A Certified Senior Advisor (CSA ®) is a specialist in aging and is committed to ethical behavior and knowledge required to benefit senior clients and their families. Becoming a CSA gives professionals who work with seniors an increased understanding and appreciation of the challenges that the majority of seniors in the United States face. By applying senior-specific knowledge to their own professional skills, CSAs can be of greater service and help to seniors by: Communicating better with seniors; Relating to seniors from a foundation of heightened awareness of seniors’ values, needs and specific issues; Demonstrating their understanding of the special ethical standards of working with seniors; and Guiding seniors to qualified resources when seniors’ needs are outside their area of functional expertise

Sarah Harwood has been a Certified Senior Advisor (CSA ®) for over three years. She chose to become certified as she felt it is important to learn as much as she could about all aspects of aging so she could better help her clients and their families. The CSA program is a rigorous education on all aspects of aging. It covers everything from Medicare, Medicaid, Veterans issues and benefits to Social Security, Estate Planning, Financial Planning and more. The course is designed for the professional to know a little about all aspects seniors are facing. Sarah is not an expert in financial planning, for example, but she understands enough to refer to the right professional who is an expert and who knows how best to work with seniors.

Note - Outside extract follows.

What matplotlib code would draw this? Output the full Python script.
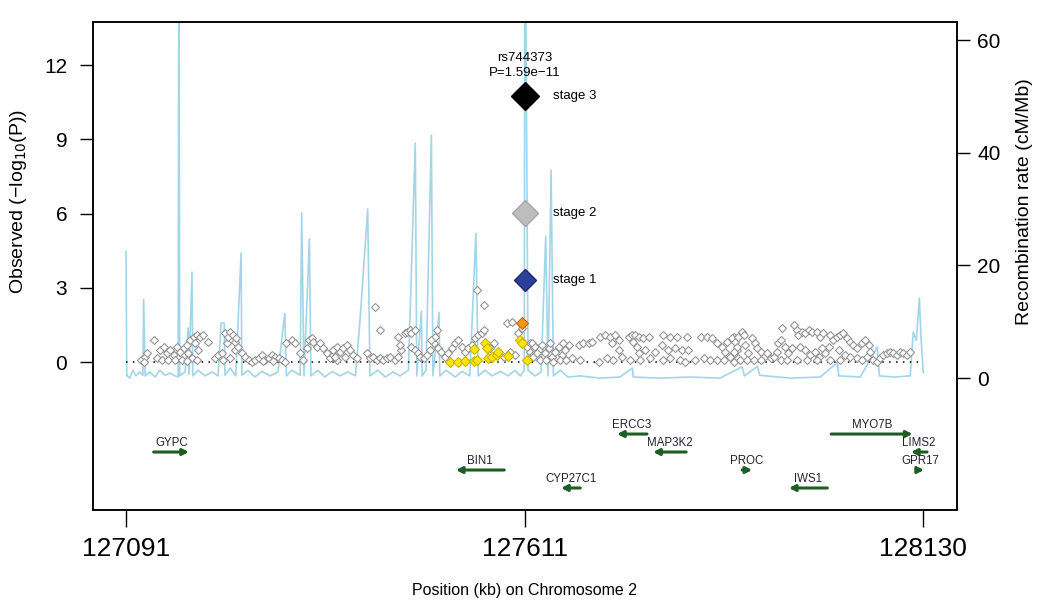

Sarah also appreciates the ethical standards required by being a CSA. All CSAs must adhere to the CSA Code of ethics and their rules in their professional interactions. Maintaining her CSA certification requires her to recognize potential “ethical gray areas” and to consciously make the best possible ethical choice for the situation. A CSA agrees to refer seniors to qualified professionals who can help them, when the seniors’ needs are outside their areas of expertise.

Sarah has to be recertified as a CSA every two years. To be recertified Sarah must complete 20 Certified Education Units in approved topics relating to seniors and complete the ethics training. In addition, Sarah is required to have a background check every two years.

Sarah feels being a Certified Senior Adviser shows her commitment to doing what’s right for seniors. The ongoing educational and ethical requirements and network of CSA professionals makes her stand out as somebody has gone the extra step to help her clients.